Zij zijn bevoegd van de in het eerste lid bedoelde personen en verenigingen inzage te verlangen van boeken en andere zakelijke gegevens en bescheiden, voorzover dit redelijkerwijs voor de vervulling van hun taak met betrekking tot deze wet nodig is.
3.
Zij zijn bevoegd van de boeken en andere zakelijke gegevens en bescheiden kopieën te maken.
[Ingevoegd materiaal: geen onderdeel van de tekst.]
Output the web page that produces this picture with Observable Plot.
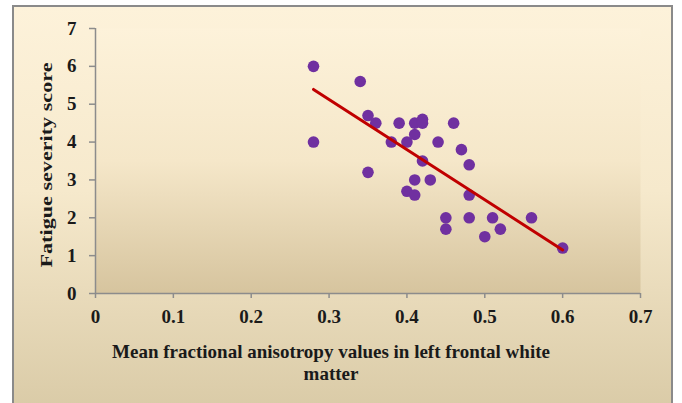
<!DOCTYPE html>
<html>
<head>
<meta charset="utf-8">
<script src="https://cdn.jsdelivr.net/npm/d3@7"></script>
<script src="https://cdn.jsdelivr.net/npm/@observablehq/plot@0.6"></script>
<style>
  html, body { margin: 0; padding: 0; background: #ffffff; }
  #wrap { position: relative; width: 682px; height: 403px; overflow: hidden; }
  #panel {
    position: absolute; left: 12px; top: 5px; width: 661px; height: 410px;
    box-sizing: border-box;
    border: 2px solid #8a8a8a; border-bottom: none;
    background: linear-gradient(to bottom, #fdf2da 0%, #f6e9cc 45%, #d9caa6 100%);
  }
  #chart { position: absolute; left: 0; top: 0; }
</style>
</head>
<body>
<div id="wrap">
  <div id="panel"></div>
  <div id="chart"></div>
</div>
<script>
// Data
const faValues = [0.28, 0.28, 0.34, 0.35, 0.36, 0.35, 0.38, 0.39, 0.40, 0.41, 0.41, 0.42, 0.42, 0.44, 0.46, 0.42,
                  0.43, 0.41, 0.40, 0.41, 0.47, 0.48, 0.48, 0.45, 0.45, 0.48, 0.50, 0.51, 0.52, 0.56, 0.60];
const fatigueScores = [6.0, 4.0, 5.6, 4.7, 4.5, 3.2, 4.0, 4.5, 4.0, 4.5, 4.2, 4.6, 4.5, 4.0, 4.5, 3.5,
                       3.0, 3.0, 2.7, 2.6, 3.8, 3.4, 2.6, 2.0, 1.7, 2.0, 1.5, 2.0, 1.7, 2.0, 1.2];
const trendX = [0.28, 0.60];
const trendY = [5.39, 1.15];
const xTicks = [0, 0.1, 0.2, 0.3, 0.4, 0.5, 0.6, 0.7];
const yTicks = [0, 1, 2, 3, 4, 5, 6, 7];
const xTitle = "Mean fractional anisotropy values in left frontal white\nmatter";
const yTitle = "Fatigue severity score";

const points = faValues.map((x, i) => ({x, y: fatigueScores[i]}));
const trend = trendX.map((x, i) => ({x, y: trendY[i]}));

const axisColor = "#8c8c8c";
const fontFam = "'Liberation Serif', 'Times New Roman', serif";

const plot = Plot.plot({
  width: 682,
  height: 403,
  marginLeft: 95,
  marginRight: 42,
  marginTop: 28,
  marginBottom: 110,
  style: { background: "transparent", fontFamily: fontFam, fontWeight: "bold", fontSize: "19px", color: "#1a1a1a" },
  x: { domain: [0, 0.7] },
  y: { domain: [0, 7] },
  marks: [
    Plot.frame({ fill: "url(#plotGrad)", stroke: "none" }),
    Plot.axisX({ ticks: xTicks, tickFormat: d => d === 0 ? "0" : d3.format(".1f")(d), tickSize: 5, tickPadding: 11,
                 stroke: axisColor, strokeWidth: 1.5, label: null, fill: "#1a1a1a" }),
    Plot.axisY({ ticks: yTicks, tickFormat: d => String(d), tickSize: 6, tickPadding: 13,
                 stroke: axisColor, strokeWidth: 1.5, label: null, fill: "#1a1a1a" }),
    Plot.ruleY([0], { stroke: axisColor, strokeWidth: 1.5 }),
    Plot.ruleX([0], { stroke: axisColor, strokeWidth: 1.5 }),
    Plot.dot(points, { x: "x", y: "y", r: 5.8, fill: "#7030a0", stroke: "none" }),
    Plot.line(trend, { x: "x", y: "y", stroke: "#c00000", strokeWidth: 3 }),
    Plot.text([xTitle], { frameAnchor: "bottom", dy: 48, dx: -37, fontSize: 19, fontWeight: "bold",
                          fill: "#1a1a1a", lineAnchor: "top", lineHeight: 1.2 }),
    Plot.text([yTitle], { frameAnchor: "bottom-left", textAnchor: "start", dx: -44, dy: -26, rotate: -90,
                          fontSize: 17, fontWeight: "bold", fill: "#1a1a1a" })
  ]
});

// gradient for the plot area
const ns = "http://www.w3.org/2000/svg";
const defs = document.createElementNS(ns, "defs");
defs.innerHTML = `<linearGradient id="plotGrad" x1="0" y1="0" x2="0" y2="1">
  <stop offset="0" stop-color="#fdf2da"/>
  <stop offset="0.5" stop-color="#f5e7c9"/>
  <stop offset="1" stop-color="#d6c49e"/>
</linearGradient>`;
plot.insertBefore(defs, plot.firstChild);

// the reference's vertical title is drawn elongated along its length
plot.querySelectorAll("text").forEach(t => {
  if (t.textContent === yTitle) {
    t.setAttribute("textLength", "205");
    t.setAttribute("lengthAdjust", "spacingAndGlyphs");
  }
});

document.getElementById("chart").appendChild(plot);
</script>
</body>
</html>
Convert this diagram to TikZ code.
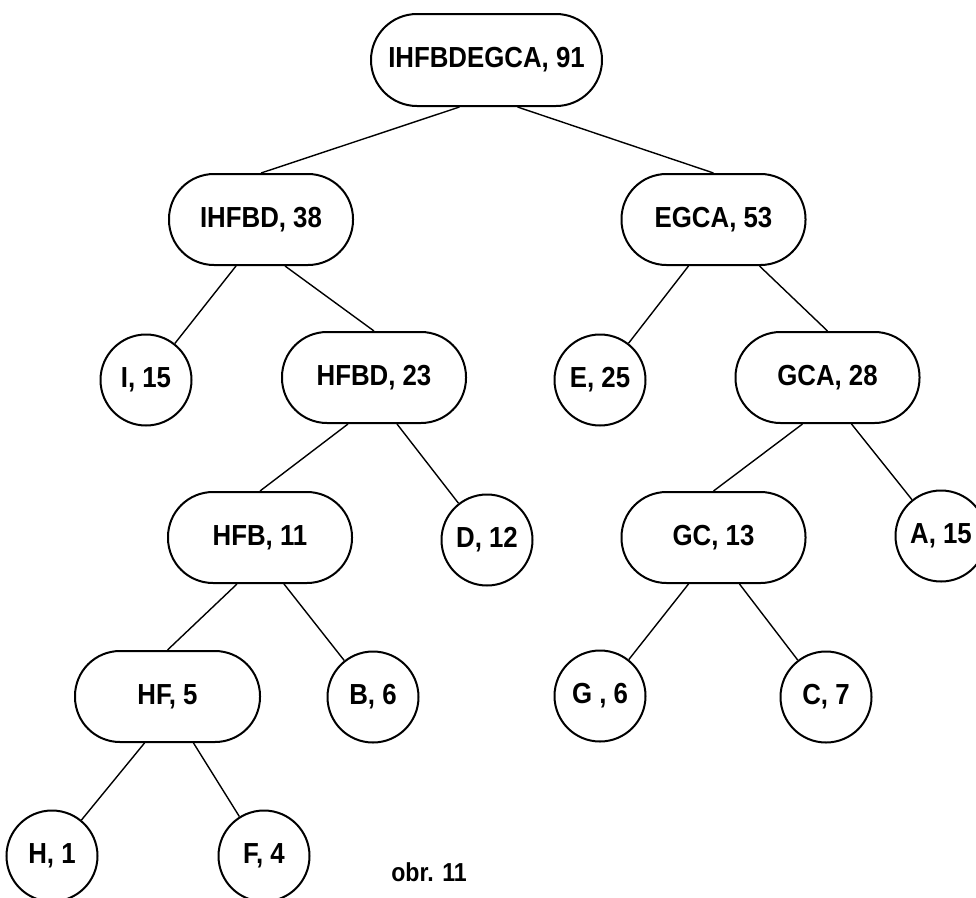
\documentclass[tikz,border=0pt]{standalone}
\usepackage{fontspec}
\setmainfont{Liberation Sans}[FakeStretch=0.89]
\begin{document}
\begin{tikzpicture}[x=1pt,y=-1pt,
  label font/.style={font=\fontsize{29}{33}\selectfont\bfseries},
  pill/.style={label font, draw, line width=2pt, rectangle,
    minimum width=184pt, minimum height=91pt, rounded corners=45pt, inner sep=0pt},
  leaf/.style={label font, draw, line width=2pt, circle,
    minimum size=91pt, inner sep=0pt},
  edge/.style={line width=1.4pt}]
\useasboundingbox (0,0) rectangle (976,897);

% inner nodes (rounded pills)
\node[pill, minimum width=231pt, minimum height=92pt, rounded corners=46pt] (root) at (486.5,60) {IHFBDEGCA, 91};
\node[pill] (ihfbd) at (261,219.5) {IHFBD, 38};
\node[pill] (egca)  at (713.5,219.5) {EGCA, 53};
\node[pill] (hfbd)  at (374,377.5) {HFBD, 23};
\node[pill] (gca)   at (827.5,377.5) {GCA, 28};
\node[pill] (hfb)   at (260,537.5) {HFB, 11};
\node[pill] (gc)    at (713.5,537.5) {GC, 13};
\node[pill, minimum width=185pt] (hf) at (167.5,696.5) {HF, 5};

% leaves (circles)
\node[leaf] (i) at (146,380) {I, 15};
\node[leaf] (e) at (600,380) {E, 25};
\node[leaf] (d) at (487,540) {D, 12};
\node[leaf] (a) at (941,536) {A, 15};
\node[leaf] (b) at (373,697) {B, 6};
\node[leaf] (g) at (600,696) {G , 6};
\node[leaf] (c) at (826,697) {C, 7};
\node[leaf] (h) at (52,856) {H, 1};
\node[leaf] (f) at (264,856) {F, 4};

% connectors
\draw[edge] ([xshift=-27pt]root.south) -- (ihfbd.north);
\draw[edge] ([xshift=31pt]root.south) -- (egca.north);
\draw[edge] ([xshift=-25pt]ihfbd.south) -- (i);
\draw[edge] ([xshift=24pt]ihfbd.south) -- (hfbd.north);
\draw[edge] ([xshift=-25pt]egca.south) -- (e);
\draw[edge] ([xshift=46pt]egca.south) -- (gca.north);
\draw[edge] ([xshift=-26pt]hfbd.south) -- (hfb.north);
\draw[edge] ([xshift=23pt]hfbd.south) -- (d);
\draw[edge] ([xshift=-25pt]gca.south) -- (gc.north);
\draw[edge] ([xshift=24pt]gca.south) -- (a);
\draw[edge] ([xshift=-23pt]hfb.south) -- (hf.north);
\draw[edge] ([xshift=24pt]hfb.south) -- (b);
\draw[edge] ([xshift=-25pt]gc.south) -- (g);
\draw[edge] ([xshift=26pt]gc.south) -- (c);
\draw[edge] ([xshift=-23pt]hf.south) -- (h);
\draw[edge] ([xshift=26pt]hf.south) -- (f);

% caption
\node[font=\fontsize{26}{30}\selectfont\bfseries] (caption) at (429,872) {obr. 11};
\end{tikzpicture}
\end{document}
Indien het maken van kopieën niet ter plaatse kan geschieden, zijn zij bevoegd de boeken en andere zakelijke gegevens en bescheiden voor dat doel voor korte tijd mee te nemen tegen een door hen af te geven schriftelijk bewijs.
4.
De personen van wie inlichtingen of inzage van boeken en andere zakelijke gegevens en bescheiden worden verlangd zijn, onverminderd het bepaalde in artikel 4, derde lid, en artikel 7, tweede lid, verplicht die onverwijld te verstrekken.
5.
Zij die uit hoofde van hun stand, beroep of ambt tot geheimhouding verplicht zijn, kunnen zich verschonen van het verschaffen van inlichtingen, doch uitsluitend voor zover het betreft hetgeen hun in hun hoedanigheid is toevertrouwd. Zij kunnen voorts het verlenen van medewerking weigeren, voor zover hun plicht tot geheimhouding zich daartoe uitstrekt.